>> begin Recorded information

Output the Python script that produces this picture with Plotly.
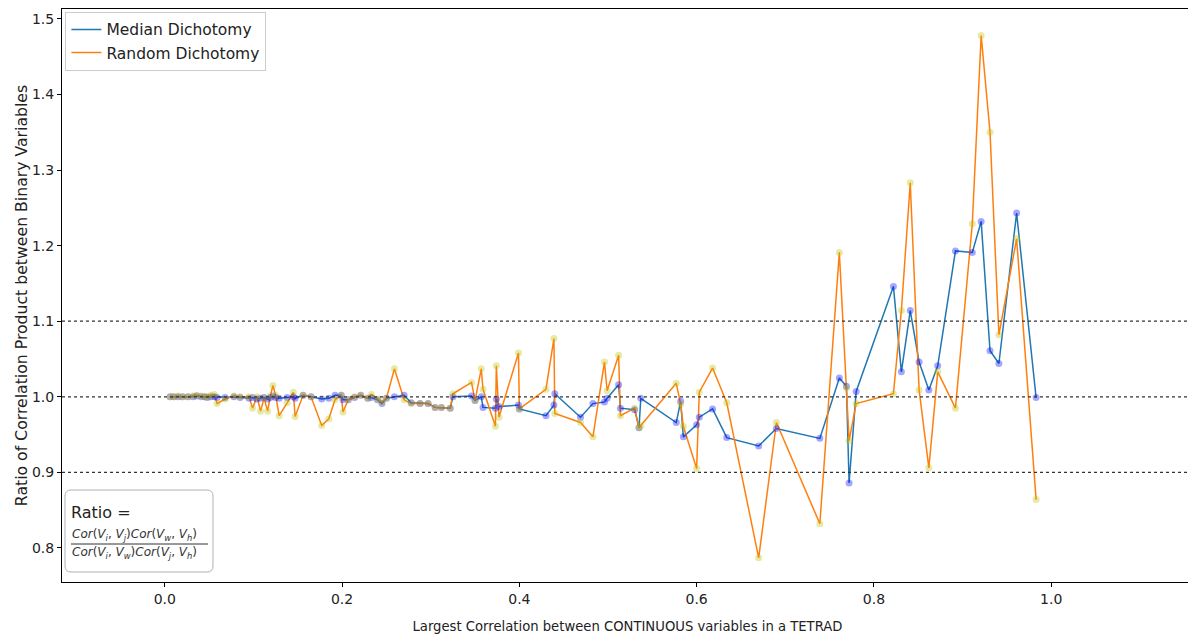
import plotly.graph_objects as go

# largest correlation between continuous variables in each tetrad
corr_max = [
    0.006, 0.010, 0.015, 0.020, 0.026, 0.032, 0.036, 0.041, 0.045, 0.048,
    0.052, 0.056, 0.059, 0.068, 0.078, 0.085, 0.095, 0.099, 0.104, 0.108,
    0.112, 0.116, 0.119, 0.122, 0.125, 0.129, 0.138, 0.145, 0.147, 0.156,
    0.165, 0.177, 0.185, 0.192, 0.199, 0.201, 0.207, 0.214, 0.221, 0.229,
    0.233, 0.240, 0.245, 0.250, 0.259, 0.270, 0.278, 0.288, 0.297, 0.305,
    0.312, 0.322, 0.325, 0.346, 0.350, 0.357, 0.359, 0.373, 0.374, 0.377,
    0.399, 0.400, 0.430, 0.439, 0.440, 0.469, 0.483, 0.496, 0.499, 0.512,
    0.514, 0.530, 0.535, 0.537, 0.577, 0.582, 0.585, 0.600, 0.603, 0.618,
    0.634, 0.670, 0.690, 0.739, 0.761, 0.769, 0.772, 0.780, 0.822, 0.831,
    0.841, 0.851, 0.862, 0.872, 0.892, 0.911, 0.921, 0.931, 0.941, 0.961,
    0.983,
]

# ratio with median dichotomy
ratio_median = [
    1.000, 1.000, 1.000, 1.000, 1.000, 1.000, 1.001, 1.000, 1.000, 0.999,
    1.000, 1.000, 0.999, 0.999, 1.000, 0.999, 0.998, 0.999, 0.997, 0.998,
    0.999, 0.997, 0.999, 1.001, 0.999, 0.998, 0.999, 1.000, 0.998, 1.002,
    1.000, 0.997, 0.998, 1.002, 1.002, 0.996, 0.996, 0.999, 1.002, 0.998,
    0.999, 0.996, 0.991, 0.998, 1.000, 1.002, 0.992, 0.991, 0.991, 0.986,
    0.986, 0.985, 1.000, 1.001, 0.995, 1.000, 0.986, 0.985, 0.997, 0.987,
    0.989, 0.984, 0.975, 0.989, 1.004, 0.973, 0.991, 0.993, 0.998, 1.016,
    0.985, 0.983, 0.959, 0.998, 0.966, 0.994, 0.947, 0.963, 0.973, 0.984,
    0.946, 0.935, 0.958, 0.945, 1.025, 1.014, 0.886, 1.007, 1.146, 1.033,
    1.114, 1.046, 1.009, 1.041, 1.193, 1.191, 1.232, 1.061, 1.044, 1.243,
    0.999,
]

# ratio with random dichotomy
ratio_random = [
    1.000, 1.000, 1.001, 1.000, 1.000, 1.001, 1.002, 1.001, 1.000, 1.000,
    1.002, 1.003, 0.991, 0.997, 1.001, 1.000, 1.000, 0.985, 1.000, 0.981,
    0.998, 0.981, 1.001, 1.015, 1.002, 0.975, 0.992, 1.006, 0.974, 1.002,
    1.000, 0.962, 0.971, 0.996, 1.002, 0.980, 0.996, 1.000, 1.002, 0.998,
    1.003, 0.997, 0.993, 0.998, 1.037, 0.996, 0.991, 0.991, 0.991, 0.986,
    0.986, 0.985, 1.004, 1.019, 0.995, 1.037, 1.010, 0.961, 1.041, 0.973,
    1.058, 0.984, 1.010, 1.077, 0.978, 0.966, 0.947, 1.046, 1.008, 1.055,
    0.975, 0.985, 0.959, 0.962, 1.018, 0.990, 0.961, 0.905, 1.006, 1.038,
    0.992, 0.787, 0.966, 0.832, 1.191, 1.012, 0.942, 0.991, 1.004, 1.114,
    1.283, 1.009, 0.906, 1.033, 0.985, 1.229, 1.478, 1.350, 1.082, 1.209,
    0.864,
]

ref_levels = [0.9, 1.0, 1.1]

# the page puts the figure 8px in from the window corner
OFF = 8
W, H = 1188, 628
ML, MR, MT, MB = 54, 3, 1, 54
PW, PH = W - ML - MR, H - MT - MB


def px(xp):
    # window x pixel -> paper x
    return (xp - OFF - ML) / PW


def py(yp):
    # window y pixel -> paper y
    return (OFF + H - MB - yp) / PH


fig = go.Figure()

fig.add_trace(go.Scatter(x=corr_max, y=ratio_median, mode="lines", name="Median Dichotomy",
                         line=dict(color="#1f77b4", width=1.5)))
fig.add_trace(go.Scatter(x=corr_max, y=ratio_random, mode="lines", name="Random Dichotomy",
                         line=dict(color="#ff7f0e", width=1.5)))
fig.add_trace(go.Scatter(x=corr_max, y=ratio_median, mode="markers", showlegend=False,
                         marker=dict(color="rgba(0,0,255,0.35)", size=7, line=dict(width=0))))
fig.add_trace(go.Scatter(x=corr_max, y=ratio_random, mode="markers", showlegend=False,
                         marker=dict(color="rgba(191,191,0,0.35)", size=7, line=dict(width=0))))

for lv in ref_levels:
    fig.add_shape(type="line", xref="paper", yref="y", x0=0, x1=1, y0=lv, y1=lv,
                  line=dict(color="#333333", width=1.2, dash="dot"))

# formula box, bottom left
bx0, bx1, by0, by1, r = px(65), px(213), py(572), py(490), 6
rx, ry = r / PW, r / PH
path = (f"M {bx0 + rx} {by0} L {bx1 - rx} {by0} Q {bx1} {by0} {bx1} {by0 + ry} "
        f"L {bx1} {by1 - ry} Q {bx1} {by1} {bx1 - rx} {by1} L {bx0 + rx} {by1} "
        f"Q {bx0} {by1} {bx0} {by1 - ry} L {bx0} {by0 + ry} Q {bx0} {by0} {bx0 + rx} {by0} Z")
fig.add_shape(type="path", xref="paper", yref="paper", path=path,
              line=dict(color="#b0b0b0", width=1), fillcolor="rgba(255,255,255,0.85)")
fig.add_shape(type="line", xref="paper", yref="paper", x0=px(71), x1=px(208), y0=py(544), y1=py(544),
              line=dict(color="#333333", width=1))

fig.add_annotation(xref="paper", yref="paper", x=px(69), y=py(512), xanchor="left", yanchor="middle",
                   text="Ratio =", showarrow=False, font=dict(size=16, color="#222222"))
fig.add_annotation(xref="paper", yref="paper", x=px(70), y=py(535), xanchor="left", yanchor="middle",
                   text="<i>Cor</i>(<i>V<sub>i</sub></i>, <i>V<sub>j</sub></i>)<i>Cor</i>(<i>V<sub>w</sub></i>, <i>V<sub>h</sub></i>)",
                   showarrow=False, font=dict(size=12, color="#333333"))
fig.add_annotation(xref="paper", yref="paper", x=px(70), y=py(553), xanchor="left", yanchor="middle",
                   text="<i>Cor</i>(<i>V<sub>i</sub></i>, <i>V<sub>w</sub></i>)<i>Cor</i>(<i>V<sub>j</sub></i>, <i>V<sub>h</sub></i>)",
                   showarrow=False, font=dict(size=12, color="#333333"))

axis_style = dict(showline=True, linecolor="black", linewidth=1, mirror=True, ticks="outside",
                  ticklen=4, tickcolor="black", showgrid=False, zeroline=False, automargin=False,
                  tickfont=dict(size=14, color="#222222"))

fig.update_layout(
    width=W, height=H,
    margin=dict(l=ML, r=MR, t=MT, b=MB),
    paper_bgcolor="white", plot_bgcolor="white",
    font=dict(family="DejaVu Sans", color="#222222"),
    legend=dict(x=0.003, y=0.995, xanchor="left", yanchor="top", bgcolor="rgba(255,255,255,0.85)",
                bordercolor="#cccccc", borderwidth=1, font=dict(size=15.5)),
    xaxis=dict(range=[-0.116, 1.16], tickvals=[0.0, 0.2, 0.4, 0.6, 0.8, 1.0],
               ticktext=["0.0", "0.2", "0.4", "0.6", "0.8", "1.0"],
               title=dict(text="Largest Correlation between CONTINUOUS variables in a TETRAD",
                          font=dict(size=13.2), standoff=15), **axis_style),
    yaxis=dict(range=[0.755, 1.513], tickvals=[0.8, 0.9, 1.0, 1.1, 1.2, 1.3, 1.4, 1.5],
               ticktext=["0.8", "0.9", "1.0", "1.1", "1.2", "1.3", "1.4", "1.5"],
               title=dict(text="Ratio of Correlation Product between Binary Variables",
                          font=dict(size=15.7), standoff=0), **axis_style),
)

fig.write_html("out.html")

>> end Recorded information

» **Direction**
Copy nothing but the lines from the first one in the listing through the line with "import plotly.graph_objects as go", and omit the pictures.

» **Task answer**
Output the Python script that produces this picture with Plotly.
import plotly.graph_objects as go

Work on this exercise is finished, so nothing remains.